Nutter Weathers Irene

If only City Council would blow away

So it turns out Michael Nutter looks as good in a windbreaker as he does a snow parka. As the last winds from Irene petered out and the sun came out Sunday afternoon, Nutter—along with Gov. Corbett and a host of other pols—stood on the newly drawn banks of the swollen Schuylkill River for a post-game news conference.

Most of the Mayor’s entourage looked like shit on a stick, haggard and exhausted from a stressful night of little to no sleep. Not Nutter. He appeared rested and in command, with a bigger bounce in his step than usual.

There’s something about sudden calamities, natural and otherwise, that brings out the best in the Mayor. Part of it is that he’s mastered the optics of catastrophe, which boil down to being omnipresent and looking like you’re doing something. Part of it is that the city takes disaster prep very seriously, and has some really solid public servants on that job.

But there’s more to Nutter’s solid disaster performance than that. When he’s surveying flood waters, symbolically shoveling sidewalks or finding just the right pitch in the aftermath of a police shooting, you get the sense that Nutter feels like the mayor he always imagined he would be. He clearly gets a charge out of it all. He’s in control. Telegenic. Issuing orders that are promptly followed. No City Council to worry about. The usually carping press in a compliant mood. In other words, no messy politics to spoil the act of governing.

The Mayor’s competence in a catastrophe wasn’t a given. We had no real reason to expect a wonky councilman like Nutter would prove so effective at this part of the job. But he has. And not just in the disasters. Nutter is a fantastic ambassador for Philadelphia nationally, particularly on the cable networks and in organizations like the U.S. Conference of Mayors.
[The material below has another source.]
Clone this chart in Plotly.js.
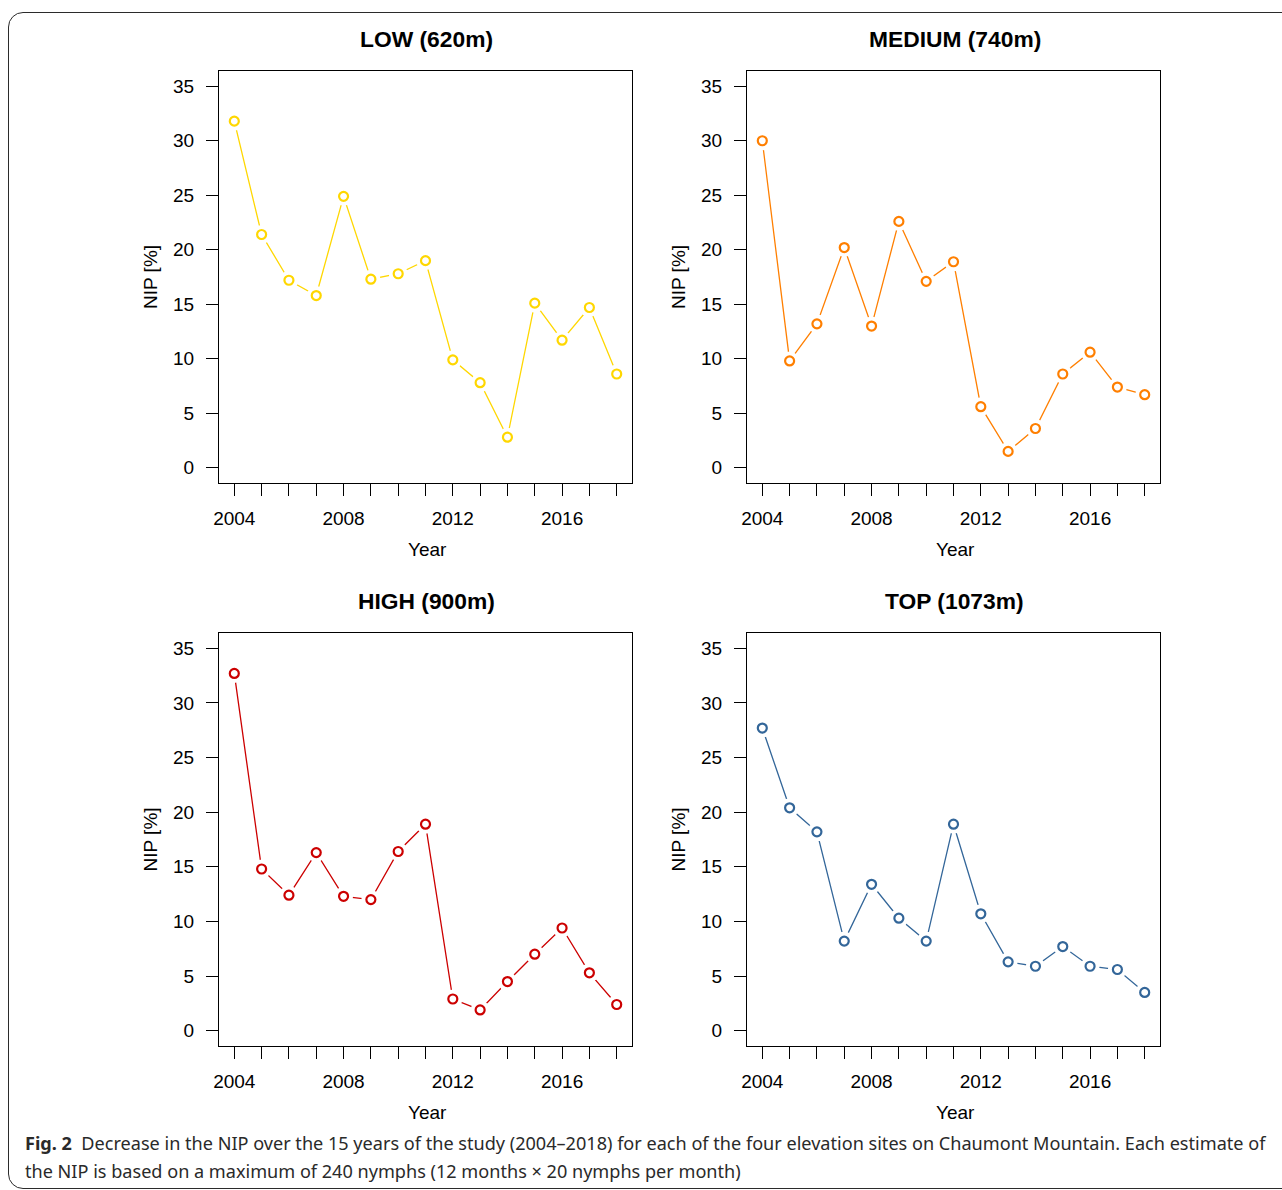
<!DOCTYPE html>
<html>
<head>
<meta charset="utf-8">
<script src="https://cdn.plot.ly/plotly-3.0.1.min.js"></script>
<style>
  html, body { margin: 0; padding: 0; background: #ffffff; }
  #wrap { position: relative; width: 1282px; height: 1190px; overflow: hidden; }
  #frame { position: absolute; left: 8px; top: 12px; width: 1400px; height: 1175px;
           border: 1px solid #2b2b2b; border-radius: 15px; pointer-events: none; }
  #chart { position: absolute; left: 0; top: 0; width: 1282px; height: 1190px; }
</style>
</head>
<body>
<div id="wrap">
  <div id="chart"></div>
  <div id="frame"></div>
</div>
<script>
// ---- data ----
const years = [2004, 2005, 2006, 2007, 2008, 2009, 2010, 2011, 2012, 2013, 2014, 2015, 2016, 2017, 2018];
const lowNIP    = [31.8, 21.4, 17.2, 15.8, 24.9, 17.3, 17.8, 19.0, 9.9, 7.8, 2.8, 15.1, 11.7, 14.7, 8.6];
const mediumNIP = [30.0, 9.8, 13.2, 20.2, 13.0, 22.6, 17.1, 18.9, 5.6, 1.5, 3.6, 8.6, 10.6, 7.4, 6.7];
const highNIP   = [32.7, 14.8, 12.4, 16.3, 12.3, 12.0, 16.4, 18.9, 2.9, 1.9, 4.5, 7.0, 9.4, 5.3, 2.4];
const topNIP    = [27.7, 20.4, 18.2, 8.2, 13.4, 10.3, 8.2, 18.9, 10.7, 6.3, 5.9, 7.7, 5.9, 5.6, 3.5];

const panelTitles = ["LOW (620m)", "MEDIUM (740m)", "HIGH (900m)", "TOP (1073m)"];
const panelColors = ["#FFD700", "#FF7F00", "#CC0000", "#336699"];
const xTickVals = years;
const xTickText = ["2004", "", "", "", "2008", "", "", "", "2012", "", "", "", "2016", "", ""];
const yTickVals = [0, 5, 10, 15, 20, 25, 30, 35];
const yTickText = ["0", "5", "10", "15", "20", "25", "30", "35"];
const xTitle = "Year";
const yTitle = "NIP [%]";
const captionLine1 = "<b>Fig. 2</b>  Decrease in the NIP over the 15 years of the study (2004–2018) for each of the four elevation sites on Chaumont Mountain. Each estimate of";
const captionLine2 = "the NIP is based on a maximum of 240 nymphs (12 months × 20 nymphs per month)";

const series = [lowNIP, mediumNIP, highNIP, topNIP];

// ---- layout geometry (pixels -> paper) ----
const W = 1282, H = 1190;
const px = v => v / W;
const py = v => 1 - v / H;
const colX = [[219, 632], [747, 1160]];
const rowY = [[71, 483], [633, 1046]];

const FONT = "Liberation Sans, Arial, sans-serif";
const traces = [];
const layout = {
  width: W, height: H,
  margin: {l: 0, r: 0, t: 0, b: 0},
  paper_bgcolor: "rgba(0,0,0,0)",
  plot_bgcolor: "#ffffff",
  showlegend: false,
  font: {family: FONT, color: "#000000", size: 19},
  annotations: [],
};

for (let i = 0; i < 4; i++) {
  const c = i % 2, r = Math.floor(i / 2);
  const n = i + 1;
  const xa = "x" + (n === 1 ? "" : n), ya = "y" + (n === 1 ? "" : n);
  const xk = "xaxis" + (n === 1 ? "" : n), yk = "yaxis" + (n === 1 ? "" : n);

  // line
  traces.push({x: years, y: series[i], xaxis: xa, yaxis: ya, type: "scatter", mode: "lines",
    line: {color: panelColors[i], width: 1.3}, hoverinfo: "skip"});
  // white gap around points (type="b" look)
  traces.push({x: years, y: series[i], xaxis: xa, yaxis: ya, type: "scatter", mode: "markers",
    marker: {symbol: "circle", size: 19, color: "#ffffff", line: {width: 0}}, hoverinfo: "skip"});
  // open circles
  traces.push({x: years, y: series[i], xaxis: xa, yaxis: ya, type: "scatter", mode: "markers",
    marker: {symbol: "circle-open", size: 9, color: panelColors[i], line: {width: 2.2, color: panelColors[i]}}});

  layout[xk] = {
    domain: [px(colX[c][0]), px(colX[c][1])],
    anchor: ya,
    range: [2003.44, 2018.56],
    tickmode: "array", tickvals: xTickVals, ticktext: xTickText,
    ticks: "outside", ticklen: 12, tickwidth: 1, tickcolor: "#000000",
    showline: true, mirror: true, linecolor: "#000000", linewidth: 1,
    showgrid: false, zeroline: false,
    tickfont: {family: FONT, size: 19, color: "#000000"},
    ticklabelstandoff: 6,
    fixedrange: true
  };
  layout[yk] = {
    domain: [py(rowY[r][1]), py(rowY[r][0])],
    anchor: xa,
    range: [-1.4, 36.4],
    tickmode: "array", tickvals: yTickVals, ticktext: yTickText,
    ticks: "outside", ticklen: 12, tickwidth: 1, tickcolor: "#000000",
    showline: true, mirror: true, linecolor: "#000000", linewidth: 1,
    showgrid: false, zeroline: false,
    tickfont: {family: FONT, size: 19, color: "#000000"},
    ticklabelstandoff: 8,
    fixedrange: true
  };

  const cx = (colX[c][0] + colX[c][1]) / 2;
  // panel title
  layout.annotations.push({text: "<b>" + panelTitles[i] + "</b>", xref: "paper", yref: "paper",
    x: px(cx + 1), y: py(rowY[r][0] - 32), xanchor: "center", yanchor: "middle", showarrow: false,
    font: {family: FONT, size: 22.8, color: "#000000"}});
  // x title
  layout.annotations.push({text: xTitle, xref: "paper", yref: "paper",
    x: px(cx + 2), y: py(rowY[r][1] + 66), xanchor: "center", yanchor: "middle", showarrow: false,
    font: {family: FONT, size: 19, color: "#000000"}});
  // y title
  layout.annotations.push({text: yTitle, xref: "paper", yref: "paper",
    x: px(colX[c][0] - 69), y: py((rowY[r][0] + rowY[r][1]) / 2), xanchor: "center", yanchor: "middle",
    textangle: -90, showarrow: false,
    font: {family: FONT, size: 19, color: "#000000"}});
}

// caption
const CAPFONT = "Noto Sans, Open Sans, sans-serif";
layout.annotations.push({text: captionLine1, xref: "paper", yref: "paper", x: px(23), y: py(1143),
  xanchor: "left", yanchor: "middle", align: "left", showarrow: false,
  font: {family: CAPFONT, size: 18.1, color: "#2a2a2a"}});
layout.annotations.push({text: captionLine2, xref: "paper", yref: "paper", x: px(23), y: py(1171),
  xanchor: "left", yanchor: "middle", align: "left", showarrow: false,
  font: {family: CAPFONT, size: 18.1, color: "#2a2a2a"}});

Plotly.newPlot("chart", traces, layout, {staticPlot: true, displayModeBar: false});
</script>
</body>
</html>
The trouble, of course, is that disaster management and MSNBC appearances are a tiny fraction of a mayor’s job. When the jobs are messier, or more political, or longer-term and more boring, Nutter’s performance is less impressive. The nice thing about Irene is that flood waters recede on their own pretty quickly, so none of us have to worry that the city’s efforts will suddenly flag, like snow removal has so often in this administration 24 hours or so after the big storm.